The ending was completely poetic and fine. He had a nice long run slaughtering people. but it's time to pay the piper. not for the legal system's sake but for the sake of his inner demons. _______________________ PDBPO LEADER reply share
I think you are generally right about the bizarre focus on happy endings and "good always prevails", and that Light's speech after he confessed was over the top, as you mention later on, but I believe the writers of this show chose the best and most satisfying ending, rather than a moral ending. It was also very compatible with the earlier implied notion that two of L's successors, Near and Mello, were required to defeat Kira/Second L.
The end does not always justifies the means, nor do the means always justify the end. What kind of end would that be if there was an enforced world peace under Kira's terror, and that terror was progressively enforced to more and more people? That would be a dystopia rather than a utopia, which was supposed to be Kira's goal. Everyone, from the President of the United States to the non criminal "kind of lazy, non productive members of society", and maybe later people who were regarded as just stupid, would function under constant fear of death, and that is clearly not true peace.
You cannot enforce peace, that can only be done through global cooperation and by educating people. You also cannot enforce kindness. "Behave or else" does not lead to kindness, it just leads to pseudo-kindness out of fear. A world where Kira was the ultimate and eventually only law would be the absolute dictatorship, taking what the Nazis did to a whole new level.
Light was also too smug, thinking he could not ever be defeated, and at last he was surpassed by Near and partly Mello. That was extremely satisfying for me. I could clearly see a dark ending where Light eventually prevailed in his goal of creating his Dark New World, but I believe that world would soon collapse. Everyone would be functionally and emotionally crippled out of fear of being the target of Kira's wrath, so society's productivity and scientific and technological progress would plummet rather than rise. Fear blocks you, constant fear paralyzes you. It would be a return to the Dark Ages. But Light, despite all his genius, was too stupid to ever think about that. Or, if he did, he just did not care.
Would I accept a dark ending that would (clearly) lead to the above? Certainly. Ideally, if Light prevailed (and he almost did), all the above could have been suggested in a summary at the end, looking decades into the future. Not because it was the moral thing to show, but it was the logical thing to show. Plain old common sense alone would explain why the world would turn to $hit under Kira's rule, but some people lack even that, so I think such a summary should have been at the ending.
Fanboy : a person who does not think while watching.
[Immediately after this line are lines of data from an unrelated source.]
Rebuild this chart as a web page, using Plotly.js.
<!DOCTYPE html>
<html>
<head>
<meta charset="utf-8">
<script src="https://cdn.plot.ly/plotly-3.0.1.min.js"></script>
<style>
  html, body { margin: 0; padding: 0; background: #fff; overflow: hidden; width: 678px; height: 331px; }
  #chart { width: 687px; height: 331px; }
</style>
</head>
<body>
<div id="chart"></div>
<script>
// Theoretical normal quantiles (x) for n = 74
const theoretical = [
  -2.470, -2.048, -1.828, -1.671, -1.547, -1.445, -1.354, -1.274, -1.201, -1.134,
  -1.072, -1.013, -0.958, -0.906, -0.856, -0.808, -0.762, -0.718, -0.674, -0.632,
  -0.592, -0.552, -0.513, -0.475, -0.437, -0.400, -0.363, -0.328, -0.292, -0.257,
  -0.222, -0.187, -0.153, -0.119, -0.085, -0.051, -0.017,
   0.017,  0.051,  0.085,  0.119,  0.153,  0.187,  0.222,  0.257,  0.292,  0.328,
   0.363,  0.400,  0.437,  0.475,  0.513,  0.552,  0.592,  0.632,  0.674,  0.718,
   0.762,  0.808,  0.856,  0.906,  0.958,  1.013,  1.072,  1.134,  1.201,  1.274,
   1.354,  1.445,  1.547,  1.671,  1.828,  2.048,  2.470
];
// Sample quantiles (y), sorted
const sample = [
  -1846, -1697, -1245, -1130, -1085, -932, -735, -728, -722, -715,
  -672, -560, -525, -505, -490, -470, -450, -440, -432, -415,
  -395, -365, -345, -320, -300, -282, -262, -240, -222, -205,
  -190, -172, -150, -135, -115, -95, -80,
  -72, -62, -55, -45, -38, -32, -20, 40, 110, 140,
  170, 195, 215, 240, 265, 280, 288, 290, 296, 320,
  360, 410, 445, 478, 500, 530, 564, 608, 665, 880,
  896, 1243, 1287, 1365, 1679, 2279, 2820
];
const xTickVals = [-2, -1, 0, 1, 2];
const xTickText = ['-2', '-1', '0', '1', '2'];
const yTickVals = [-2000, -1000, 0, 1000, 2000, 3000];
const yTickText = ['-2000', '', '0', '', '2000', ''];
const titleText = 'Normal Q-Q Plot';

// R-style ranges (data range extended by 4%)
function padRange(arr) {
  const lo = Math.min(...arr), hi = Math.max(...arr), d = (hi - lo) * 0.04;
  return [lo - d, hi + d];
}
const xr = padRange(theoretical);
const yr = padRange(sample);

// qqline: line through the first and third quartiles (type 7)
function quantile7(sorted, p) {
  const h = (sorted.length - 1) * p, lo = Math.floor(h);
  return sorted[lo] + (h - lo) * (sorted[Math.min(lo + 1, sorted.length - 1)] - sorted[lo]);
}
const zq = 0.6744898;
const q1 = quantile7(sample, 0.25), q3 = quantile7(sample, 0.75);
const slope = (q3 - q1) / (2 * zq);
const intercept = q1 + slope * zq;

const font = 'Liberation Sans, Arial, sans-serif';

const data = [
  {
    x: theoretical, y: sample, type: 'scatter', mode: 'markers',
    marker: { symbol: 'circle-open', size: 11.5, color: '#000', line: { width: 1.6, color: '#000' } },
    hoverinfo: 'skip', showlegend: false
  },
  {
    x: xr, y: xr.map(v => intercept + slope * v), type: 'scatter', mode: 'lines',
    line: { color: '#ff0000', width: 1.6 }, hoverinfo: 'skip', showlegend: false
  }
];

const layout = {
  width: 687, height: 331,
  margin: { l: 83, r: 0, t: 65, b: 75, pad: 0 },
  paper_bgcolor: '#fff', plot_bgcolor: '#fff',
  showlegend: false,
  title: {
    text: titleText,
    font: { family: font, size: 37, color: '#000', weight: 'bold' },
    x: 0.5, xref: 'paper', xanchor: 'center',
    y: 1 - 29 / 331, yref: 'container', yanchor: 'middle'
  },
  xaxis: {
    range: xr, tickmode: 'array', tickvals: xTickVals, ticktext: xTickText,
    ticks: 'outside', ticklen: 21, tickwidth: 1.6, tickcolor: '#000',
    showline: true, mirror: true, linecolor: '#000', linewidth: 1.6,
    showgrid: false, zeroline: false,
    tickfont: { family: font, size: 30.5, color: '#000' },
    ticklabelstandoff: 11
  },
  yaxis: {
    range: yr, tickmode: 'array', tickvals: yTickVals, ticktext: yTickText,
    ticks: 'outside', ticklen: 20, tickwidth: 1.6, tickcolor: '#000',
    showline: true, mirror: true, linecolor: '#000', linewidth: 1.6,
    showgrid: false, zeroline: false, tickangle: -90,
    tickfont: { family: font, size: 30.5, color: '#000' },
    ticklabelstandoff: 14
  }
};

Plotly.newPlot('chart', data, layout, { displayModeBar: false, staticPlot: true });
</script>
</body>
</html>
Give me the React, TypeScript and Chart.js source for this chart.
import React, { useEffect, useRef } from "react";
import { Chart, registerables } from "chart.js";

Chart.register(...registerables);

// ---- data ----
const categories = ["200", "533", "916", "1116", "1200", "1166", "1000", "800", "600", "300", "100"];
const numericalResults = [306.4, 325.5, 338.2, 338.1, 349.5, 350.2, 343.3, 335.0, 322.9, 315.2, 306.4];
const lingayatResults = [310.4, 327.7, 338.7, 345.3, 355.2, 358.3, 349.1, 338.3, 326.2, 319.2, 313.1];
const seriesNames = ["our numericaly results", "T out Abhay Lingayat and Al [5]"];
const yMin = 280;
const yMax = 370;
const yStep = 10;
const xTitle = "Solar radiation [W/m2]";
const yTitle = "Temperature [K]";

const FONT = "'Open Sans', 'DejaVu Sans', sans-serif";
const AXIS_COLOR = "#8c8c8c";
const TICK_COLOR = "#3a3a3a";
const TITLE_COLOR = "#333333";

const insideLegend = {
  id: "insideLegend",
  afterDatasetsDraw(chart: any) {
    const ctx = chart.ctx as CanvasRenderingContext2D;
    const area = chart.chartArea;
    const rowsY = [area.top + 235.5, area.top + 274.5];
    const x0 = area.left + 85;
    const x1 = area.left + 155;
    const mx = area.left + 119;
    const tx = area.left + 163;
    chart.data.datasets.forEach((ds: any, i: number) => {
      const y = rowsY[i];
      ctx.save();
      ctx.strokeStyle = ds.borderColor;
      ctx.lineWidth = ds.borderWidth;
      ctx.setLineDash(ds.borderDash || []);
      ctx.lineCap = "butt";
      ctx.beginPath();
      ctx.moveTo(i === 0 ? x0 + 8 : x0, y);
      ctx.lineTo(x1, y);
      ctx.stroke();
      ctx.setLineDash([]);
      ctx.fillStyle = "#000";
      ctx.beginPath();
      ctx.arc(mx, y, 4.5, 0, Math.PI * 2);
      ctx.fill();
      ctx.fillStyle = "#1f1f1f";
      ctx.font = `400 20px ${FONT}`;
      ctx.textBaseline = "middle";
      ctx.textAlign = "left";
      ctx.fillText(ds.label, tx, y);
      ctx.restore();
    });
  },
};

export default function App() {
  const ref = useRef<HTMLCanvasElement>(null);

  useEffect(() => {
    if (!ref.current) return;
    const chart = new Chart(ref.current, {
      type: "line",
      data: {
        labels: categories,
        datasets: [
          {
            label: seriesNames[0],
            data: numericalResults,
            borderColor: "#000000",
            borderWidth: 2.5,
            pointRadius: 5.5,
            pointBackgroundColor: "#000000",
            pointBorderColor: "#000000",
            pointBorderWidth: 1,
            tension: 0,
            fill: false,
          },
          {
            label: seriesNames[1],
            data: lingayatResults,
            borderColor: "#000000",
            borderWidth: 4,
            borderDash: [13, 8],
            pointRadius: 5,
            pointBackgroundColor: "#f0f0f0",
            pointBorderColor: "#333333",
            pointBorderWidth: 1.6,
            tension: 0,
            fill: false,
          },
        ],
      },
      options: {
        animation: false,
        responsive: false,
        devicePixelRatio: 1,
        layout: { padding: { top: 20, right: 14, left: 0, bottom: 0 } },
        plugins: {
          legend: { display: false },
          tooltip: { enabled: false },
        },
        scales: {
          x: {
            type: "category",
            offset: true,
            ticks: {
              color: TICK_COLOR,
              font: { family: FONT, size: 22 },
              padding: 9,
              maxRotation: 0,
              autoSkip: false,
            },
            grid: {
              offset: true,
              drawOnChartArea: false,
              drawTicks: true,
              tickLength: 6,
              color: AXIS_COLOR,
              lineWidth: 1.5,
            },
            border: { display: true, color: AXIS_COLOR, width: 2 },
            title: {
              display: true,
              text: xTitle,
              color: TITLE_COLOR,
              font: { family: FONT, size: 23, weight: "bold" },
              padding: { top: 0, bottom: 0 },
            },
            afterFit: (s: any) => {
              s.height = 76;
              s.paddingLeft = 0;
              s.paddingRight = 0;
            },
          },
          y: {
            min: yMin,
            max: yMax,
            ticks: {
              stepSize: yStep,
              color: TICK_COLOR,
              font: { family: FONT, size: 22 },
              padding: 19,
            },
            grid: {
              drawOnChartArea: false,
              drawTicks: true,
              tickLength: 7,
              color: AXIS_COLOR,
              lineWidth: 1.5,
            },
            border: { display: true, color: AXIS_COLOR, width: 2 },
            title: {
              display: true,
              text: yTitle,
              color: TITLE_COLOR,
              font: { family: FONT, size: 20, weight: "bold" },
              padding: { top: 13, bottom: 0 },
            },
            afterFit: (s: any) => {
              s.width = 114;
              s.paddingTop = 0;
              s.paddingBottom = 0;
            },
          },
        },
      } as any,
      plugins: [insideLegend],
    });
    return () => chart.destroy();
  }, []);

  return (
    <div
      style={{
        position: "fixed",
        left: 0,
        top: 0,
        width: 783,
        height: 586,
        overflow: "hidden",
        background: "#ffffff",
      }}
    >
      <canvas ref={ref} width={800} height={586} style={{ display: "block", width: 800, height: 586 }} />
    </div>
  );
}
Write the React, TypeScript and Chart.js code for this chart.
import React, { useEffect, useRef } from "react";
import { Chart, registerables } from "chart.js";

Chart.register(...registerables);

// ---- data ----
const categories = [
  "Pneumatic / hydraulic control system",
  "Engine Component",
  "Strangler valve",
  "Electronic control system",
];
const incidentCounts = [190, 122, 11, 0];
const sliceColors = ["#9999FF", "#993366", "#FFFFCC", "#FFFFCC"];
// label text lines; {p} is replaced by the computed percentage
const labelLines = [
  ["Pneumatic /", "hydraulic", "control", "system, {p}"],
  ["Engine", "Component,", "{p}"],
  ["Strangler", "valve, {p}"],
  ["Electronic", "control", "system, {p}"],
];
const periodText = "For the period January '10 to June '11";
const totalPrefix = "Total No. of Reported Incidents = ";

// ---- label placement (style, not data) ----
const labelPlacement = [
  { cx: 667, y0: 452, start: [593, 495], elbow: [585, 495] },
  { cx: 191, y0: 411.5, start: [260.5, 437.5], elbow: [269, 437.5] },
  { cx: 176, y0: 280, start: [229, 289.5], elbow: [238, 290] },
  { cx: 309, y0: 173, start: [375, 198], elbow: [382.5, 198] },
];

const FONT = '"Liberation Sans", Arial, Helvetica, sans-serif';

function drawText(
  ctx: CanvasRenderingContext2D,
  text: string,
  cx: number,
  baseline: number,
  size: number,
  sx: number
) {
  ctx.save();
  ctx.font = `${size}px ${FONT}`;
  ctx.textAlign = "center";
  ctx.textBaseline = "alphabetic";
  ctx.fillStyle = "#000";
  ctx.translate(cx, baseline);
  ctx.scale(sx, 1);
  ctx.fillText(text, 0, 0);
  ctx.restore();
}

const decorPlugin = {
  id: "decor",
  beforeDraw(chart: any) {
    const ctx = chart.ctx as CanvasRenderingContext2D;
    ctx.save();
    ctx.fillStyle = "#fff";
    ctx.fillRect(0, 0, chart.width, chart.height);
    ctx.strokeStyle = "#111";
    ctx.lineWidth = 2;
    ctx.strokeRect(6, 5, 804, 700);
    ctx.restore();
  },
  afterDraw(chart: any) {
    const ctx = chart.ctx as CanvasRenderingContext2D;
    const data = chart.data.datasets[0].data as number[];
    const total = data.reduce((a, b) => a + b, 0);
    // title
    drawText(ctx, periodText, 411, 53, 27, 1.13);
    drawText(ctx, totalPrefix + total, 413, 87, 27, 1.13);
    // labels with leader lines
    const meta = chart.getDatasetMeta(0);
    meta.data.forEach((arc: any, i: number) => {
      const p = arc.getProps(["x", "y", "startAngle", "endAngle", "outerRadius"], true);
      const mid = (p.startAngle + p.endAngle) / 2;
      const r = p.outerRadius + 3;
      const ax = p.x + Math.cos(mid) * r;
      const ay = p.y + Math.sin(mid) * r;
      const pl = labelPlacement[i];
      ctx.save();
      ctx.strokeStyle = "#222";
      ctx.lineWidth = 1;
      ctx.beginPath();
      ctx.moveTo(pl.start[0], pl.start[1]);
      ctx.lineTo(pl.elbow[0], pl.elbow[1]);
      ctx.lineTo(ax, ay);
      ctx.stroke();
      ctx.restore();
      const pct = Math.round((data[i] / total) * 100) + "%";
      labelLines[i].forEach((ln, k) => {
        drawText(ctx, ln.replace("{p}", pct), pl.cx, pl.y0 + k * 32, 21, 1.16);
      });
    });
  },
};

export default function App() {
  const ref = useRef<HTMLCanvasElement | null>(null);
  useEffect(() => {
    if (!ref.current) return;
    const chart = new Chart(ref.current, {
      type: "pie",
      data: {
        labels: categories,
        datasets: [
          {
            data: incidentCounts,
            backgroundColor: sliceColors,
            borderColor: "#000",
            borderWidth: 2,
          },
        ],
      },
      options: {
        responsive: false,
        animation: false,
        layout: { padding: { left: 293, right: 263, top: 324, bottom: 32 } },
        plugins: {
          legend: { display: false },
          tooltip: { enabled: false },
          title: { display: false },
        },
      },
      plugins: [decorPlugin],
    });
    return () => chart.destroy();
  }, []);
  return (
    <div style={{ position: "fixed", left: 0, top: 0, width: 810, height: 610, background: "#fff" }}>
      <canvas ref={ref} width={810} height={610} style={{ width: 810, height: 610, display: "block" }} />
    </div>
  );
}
Light was also too smug, thinking he could not ever be defeated, and at last he was surpassed by Near and partly Mello. That was extremely satisfying for me.
I can kind of see all sides of the debate here, but this part I disagree with for the simple fact that the second half of the show was written so much less intelligently than the first half. L was brilliant but only human, and flawed, capable of making mistakes and actions of highly questionable morality. Near however was written as a veritable superhuman who just magically and psychically managed to overcome Kira with ease, standing on the shoulders of L and his hard work. It felt to me like the second half of the series, both the story and characters, was just written very lazily, like the authors just wanted to get it over with in the easiest possible way. It wasn't as clever as the first half. For this reason, I couldn't find any satisfaction in it, and ever since the first time I watched it, I no longer watch past the episode where L dies. For me the second half is just a disappointment. Whether Kira or L won, it should have been Kira vs L to the end. I don't mind Kira losing (though the first time I watched it, I hoped for Kira to win partly for the reason similar to that elucidated in the OP, that everything always has to have a conventional "happy ending", and Kira winning would just be more interesting), but if he had to lose, he should have lost in a clever and satisfactory way. I don't think Near earned his victory. It was cheap, and as the OP says, it stunk of a shallow and hypocritical moralism that, IMO, weakened the whole story.